Learning From Vitamin B 12 ‐Mediated Reactions: Cobalt(III)−Carbon‐Assisted Catalytic C−H Difluoroacylation of (Hetero)Arenes through Controlled‐Potential Electrolysis

The synthesis of difluoromethylated (CF 2 R) (R=H, alkyl/aryl, CO 2 R, etc.) compounds has received considerable attention in recent years. In this study, the cobalt(III)−carbon‐mediated catalytic C−H difluoroacylation of unactivated arenes and heteroarenes using BrCF 2 CO 2 Et is reported.
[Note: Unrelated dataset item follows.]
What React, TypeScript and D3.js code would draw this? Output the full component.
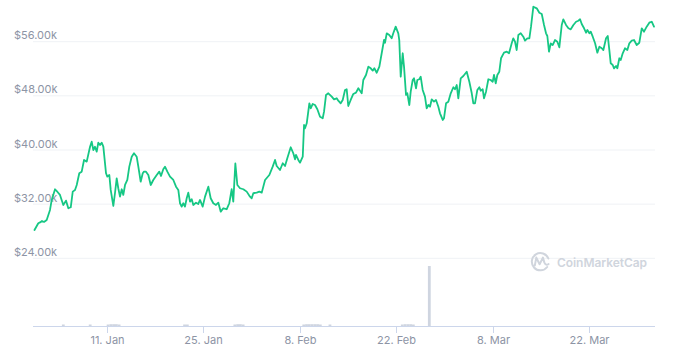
import React from "react";
import * as d3 from "d3";

// Price series: day offsets from 2021-01-01 00:00 UTC, and USD price
const priceDays = [
  -0.48, 0.07, 0.32, 0.61, 0.9, 1.29, 1.77, 2.02, 2.5, 2.86, 3.22, 3.7, 4.09, 4.43, 4.78, 5.07, 5.4, 5.65, 6.02, 6.37,
  6.71, 7.1, 7.58, 7.82, 8.06, 8.3, 8.55, 8.78, 9.03, 9.27, 9.51, 9.9, 10.09, 10.38, 10.58, 10.96, 11.2, 11.45, 11.68, 11.93,
  12.18, 12.41, 12.66, 12.99, 13.28, 13.63, 13.96, 14.35, 14.59, 14.93, 15.23, 15.41, 15.7, 16.04, 16.39, 16.76, 17.26, 17.63, 17.88, 18.21,
  18.46, 18.8, 19.19, 19.67, 20.06, 20.39, 20.64, 20.88, 21.12, 21.36, 21.61, 21.84, 22.09, 22.34, 22.57, 22.96, 23.29, 23.54, 23.93, 24.27,
  24.75, 25.09, 25.47, 25.86, 26.2, 26.55, 26.92, 27.42, 27.79, 28.14, 28.37, 28.67, 28.96, 29.35, 29.83, 30.32, 30.8, 31.04, 31.28, 31.77,
  32.15, 32.5, 32.98, 33.6, 34.09, 34.43, 34.67, 35.15, 35.55, 35.88, 36.21, 36.71, 37.08, 37.33, 37.47, 37.81, 38.06, 38.45, 38.64, 38.78,
  39.03, 39.41, 39.61, 39.9, 40.23, 40.57, 40.96, 41.35, 41.54, 41.83, 42.16, 42.66, 42.99, 43.38, 43.61, 43.96, 44.25, 44.59, 44.83, 45.06,
  45.41, 45.79, 46.18, 46.52, 46.86, 47.01, 47.24, 47.63, 47.97, 48.32, 48.61, 48.84, 49.19, 49.57, 49.91, 50.25, 50.39, 50.64, 51.01, 51.36,
  51.59, 51.94, 52.32, 52.46, 52.67, 52.96, 53.15, 53.44, 53.63, 53.92, 54.12, 54.41, 54.6, 54.89, 55.08, 55.37, 55.57, 55.86, 56.19, 56.44,
  56.68, 56.92, 57.17, 57.5, 57.79, 58.13, 58.37, 58.77, 58.95, 59.25, 59.58, 59.93, 60.31, 60.55, 60.8, 61.03, 61.38, 61.76, 62.25, 62.63,
  62.98, 63.21, 63.45, 63.79, 64.08, 64.28, 64.57, 64.76, 65.05, 65.39, 65.73, 66.02, 66.21, 66.46, 66.69, 66.98, 67.23, 67.66, 68.06, 68.39,
  68.78, 69.01, 69.26, 69.5, 69.74, 70.09, 70.46, 70.71, 71.05, 71.34, 71.58, 71.92, 72.41, 72.79, 73.14, 73.47, 73.76, 73.95, 74.19, 74.44,
  74.73, 75.06, 75.4, 75.69, 76.04, 76.27, 76.66, 77.01, 77.35, 77.73, 78.12, 78.45, 78.7, 78.94, 79.28, 79.57, 79.76, 80.05, 80.25, 80.54,
  80.88, 81.21, 81.5, 81.85, 82.08, 82.47, 82.72, 82.95, 83.15, 83.44, 83.63, 83.92, 84.11, 84.4, 84.6, 84.89, 85.22, 85.56, 85.85, 86.2,
  86.53, 86.92, 87.3, 87.65, 87.98, 88.37, 88.75, 89.1, 89.43,
];

const prices = [
  28190, 29180, 29300, 29520, 29370, 29670, 31140, 32620, 34200, 33800, 33360, 31880, 32520, 31390, 31540, 33850, 34100, 34830, 36560, 36800,
  38530, 38280, 40490, 41230, 40000, 40490, 39750, 41080, 40740, 41080, 40490, 36560, 36060, 36310, 34100, 31730, 33610, 35820, 34350, 33110,
  34200, 33360, 34830, 35570, 37540, 39010, 39520, 39010, 37540, 35320, 36560, 36800, 36800, 36310, 34830, 35570, 36310, 36800, 36160, 37150,
  37540, 36800, 36060, 35570, 34580, 34100, 32130, 31630, 32130, 31630, 32870, 33700, 32370, 32720, 31880, 32220, 32030, 32620, 31630, 33110,
  34580, 32870, 32130, 31880, 32220, 30890, 31390, 31250, 32130, 34200, 32370, 38010, 34830, 34350, 34200, 33850, 33110, 32870, 33610, 33700,
  33850, 33700, 35570, 36310, 37540, 38530, 37640, 37050, 38040, 37640, 38780, 40400, 39520, 38630, 39270, 38530, 38130, 39010, 43700, 43210,
  43950, 46900, 46160, 46800, 46650, 46020, 44920, 44690, 45660, 48130, 48380, 47880, 47490, 47640, 47290, 46900, 47390, 48870, 48970, 46500,
  47390, 48280, 48470, 49120, 48620, 48380, 50340, 51080, 52310, 52070, 51720, 52070, 51420, 52310, 54290, 56250, 55850, 57240, 56990, 56500,
  57240, 58220, 57240, 56250, 50830, 54290, 52310, 48130, 48380, 46650, 48620, 50340, 50590, 49120, 50340, 50450, 50830, 48870, 47880, 46160,
  46650, 46400, 47490, 47140, 47390, 46400, 45420, 44440, 44690, 46900, 47140, 48380, 49270, 48970, 49600, 47640, 50590, 50930, 51570, 50090,
  48380, 46900, 46900, 48870, 49270, 48760, 48970, 47640, 48620, 50450, 50340, 50090, 51080, 49860, 51080, 51570, 53550, 54380, 54520, 54290,
  55760, 56500, 56000, 54770, 56990, 57240, 56740, 56150, 56500, 56500, 58220, 61170, 60930, 60280, 60090, 58470, 57240, 56840, 54520, 55760,
  55510, 56250, 56000, 55170, 58470, 59310, 58470, 57980, 57830, 58470, 58950, 59100, 59310, 58610, 57980, 57330, 57730, 57240, 57480, 56740,
  55760, 54380, 55260, 55030, 54770, 56500, 56840, 54770, 52810, 52560, 52070, 52410, 52070, 53550, 53300, 54290, 55030, 54770, 55760, 56150,
  56250, 55510, 55850, 57980, 57480, 58220, 58810, 58950, 58220,
];

// Volume (relative units), day offsets from 2021-01-01
const volumeDays = [
  3.7, 7.6, 10.2, 10.6, 11.0, 11.4, 11.8, 21.3, 21.7, 28.6, 29.0, 29.4, 29.8, 38.6, 39.0, 39.4, 39.8, 40.2, 40.6, 41.0,
  42.4, 52.9, 53.3, 53.7, 54.1, 54.5, 56.82,
];
const volumes = [
  2.5, 2.5, 2.5, 3, 3, 3, 2.5, 2.5, 2.5, 2.5, 3, 3, 2.5, 2.5, 3, 3, 3, 3, 3, 2.5,
  2.5, 2.5, 3, 3, 3, 2.5, 100,
];

const yTicks = [24000, 32000, 40000, 48000, 56000];
const xTickDates = ["2021-01-11", "2021-01-25", "2021-02-08", "2021-02-22", "2021-03-08", "2021-03-22"];

const BASE = Date.UTC(2021, 0, 1);
const toDate = (d: number) => new Date(BASE + d * 86400000);

export default function App() {
  const W = 680;
  const H = 358;
  const plotLeft = 33;
  const plotRight = 655;
  const axisY = 326;

  const ext = d3.extent(priceDays) as [number, number];
  const x = d3.scaleUtc().domain([toDate(ext[0]), toDate(ext[1])]).range([34.5, 654]);
  const y = d3.scaleLinear().domain([24000, 56000]).range([258.3, 41.7]);
  const vy = d3.scaleLinear().domain([0, 100]).range([axisY, 266]);

  const pts = priceDays.map((d, i) => [toDate(d), prices[i]] as [Date, number]);
  const line = d3
    .line<[Date, number]>()
    .x((p) => x(p[0]))
    .y((p) => y(p[1]));

  const fmtY = (v: number) => `$${(v / 1000).toFixed(2)}k`;
  const fmtX = d3.utcFormat("%-d. %b");
  const font = "Inter, 'Noto Sans', sans-serif";
  const labelColor = "#8d94a5";

  return (
    <div style={{ position: "absolute", left: 0, top: 0, width: W, height: H, background: "#fff" }}>
      <svg width={W} height={H} style={{ display: "block" }}>
        <rect x={0} y={0} width={W} height={H} fill="#fff" />
        {yTicks.map((t) => (
          <g key={t}>
            <line x1={plotLeft} x2={plotRight} y1={y(t)} y2={y(t)} stroke="#eff2f5" strokeWidth={1} />
            <text x={14} y={y(t) - 2.5} fontFamily={font} fontSize={11} fill={labelColor}>
              {fmtY(t)}
            </text>
          </g>
        ))}

        {/* watermark */}
        <g>
          <path
            d="M 547.2 267.0 A 8.6 8.6 0 1 1 548.4 258.5"
            fill="none"
            stroke="#d0d5dd"
            strokeWidth={2}
            strokeLinecap="round"
          />
          <path
            d="M 534.8 265.6 L 536.3 257.6 L 539.6 264.2 L 542.9 257.6 L 544.4 262.6 Q 546 266 548.6 264"
            fill="none"
            stroke="#d0d5dd"
            strokeWidth={2}
            strokeLinejoin="round"
            strokeLinecap="round"
          />
          <text x={557} y={266.5} fontFamily={font} fontSize={12} fontWeight={600} fill="#d0d5dd" textLength={90}>
            CoinMarketCap
          </text>
        </g>

        {/* volume bars */}
        {volumeDays.map((d, i) => (
          <rect
            key={i}
            x={x(toDate(d)) - 1.4}
            y={vy(volumes[i])}
            width={2.8}
            height={axisY - vy(volumes[i])}
            fill="#cfd5e0"
          />
        ))}

        {/* x axis */}
        <line x1={plotLeft} x2={plotRight} y1={axisY + 0.5} y2={axisY + 0.5} stroke="#ccd6eb" strokeWidth={1} />
        {xTickDates.map((s) => {
          const dt = new Date(s + "T00:00:00Z");
          const tx = Math.round(x(dt)) + 0.5;
          return (
            <g key={s}>
              <line x1={tx} x2={tx} y1={axisY} y2={axisY + 7} stroke="#ccd6eb" strokeWidth={1} />
              <text x={tx} y={344} textAnchor="middle" fontFamily={font} fontSize={11} fill={labelColor}>
                {fmtX(dt)}
              </text>
            </g>
          );
        })}

        {/* price line */}
        <path d={line(pts) || ""} fill="none" stroke="#16c784" strokeWidth={1.8} strokeLinejoin="round" strokeLinecap="round" />
      </svg>
    </div>
  );
}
This catalytic cycle is based on a valence change of the cobalt catalyst, a naturally derived vitamin B 12 derivative, driven by controlled‐potential electrolysis at −0.8 V vs. Ag/AgCl under visible‐light irradiation in dimethyl sulfoxide. A broad substrate scope is demonstrated, and two compounds were characterized according to their X‐ray crystal structures. Mechanistic studies showed that the reaction proceeds through a radical pathway mediated by homolytic cleavage of the cobalt(III)–carbon bond. A turnover number of more than 100 was observed, owing to the inherent stability of the vitamin B 12 framework. This naturally derived catalytic system has potential applications in medicinal chemistry and materials science.